View Single Post
  #5   Report Post  
Posted to microsoft.public.excel.worksheet.functions
Bruno Campanini[_2_] Bruno Campanini[_2_] is offline
external usenet poster
 
Posts: 74
Default Calculating Future Value

Tamera George explained :
I am trying to calculate the following

Find the future value of an investment of $5,000 made today for the
following

1,) 6.25 percent compounded semi-annually for twelve years

2.) 7.63 percent compounded quarterly for six years

3.) 8.9 percent compounded monthly for ten years

4.) 10 percent compounded daily for three years

5.) 8 percent compounded continuously for two years

I don't really want you to do the calculations for me, I need to know how to
do the calculations to find these various types of answers using Excel. If
you do work the problem please change the numbers so that I can follow what
you are doing but am not getting the answer from you on this specific
problem.
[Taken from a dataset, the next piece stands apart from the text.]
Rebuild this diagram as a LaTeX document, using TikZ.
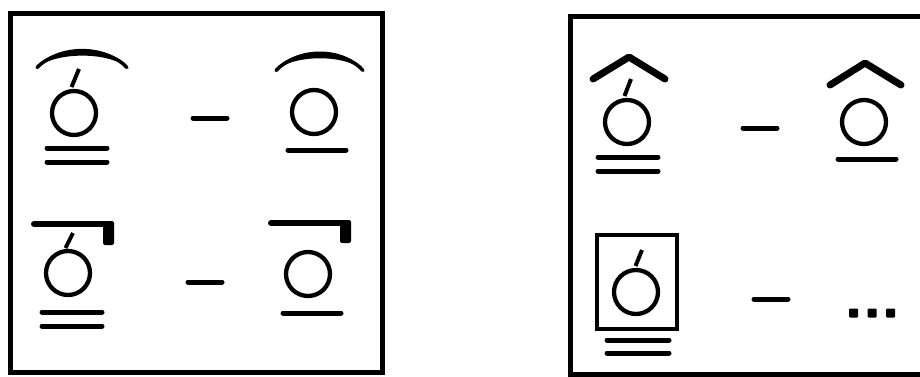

I just am trying to learn how to do the calculations myself.

Thanks for the help!


I suppose the interest rates 6.25, 7.63, 8.9, 10 and 8 are effective
annual rates to be converted in effective infra-annual rates as
follows:

i2 = (1+0.0625)^(1/2)-1 FV = 5000(1+i2)^24
i4 = (1+0.0763)^(1/4)-1 FV = 5000(1+i4)^24
i12 = (1+0.089)^(1/12)-1 FV = 5000(1+i12)^120
i365 = (1+0.1)^(1/365)-1 FV = 5000(1+i365)^1095

and for the 5th case FV = 5000 e^(0.08*2)

These calculations may differ from the Excel's ones.
In fact Excel uses the standard US banking calculations which take into
account bank profits instead of mathematical principles.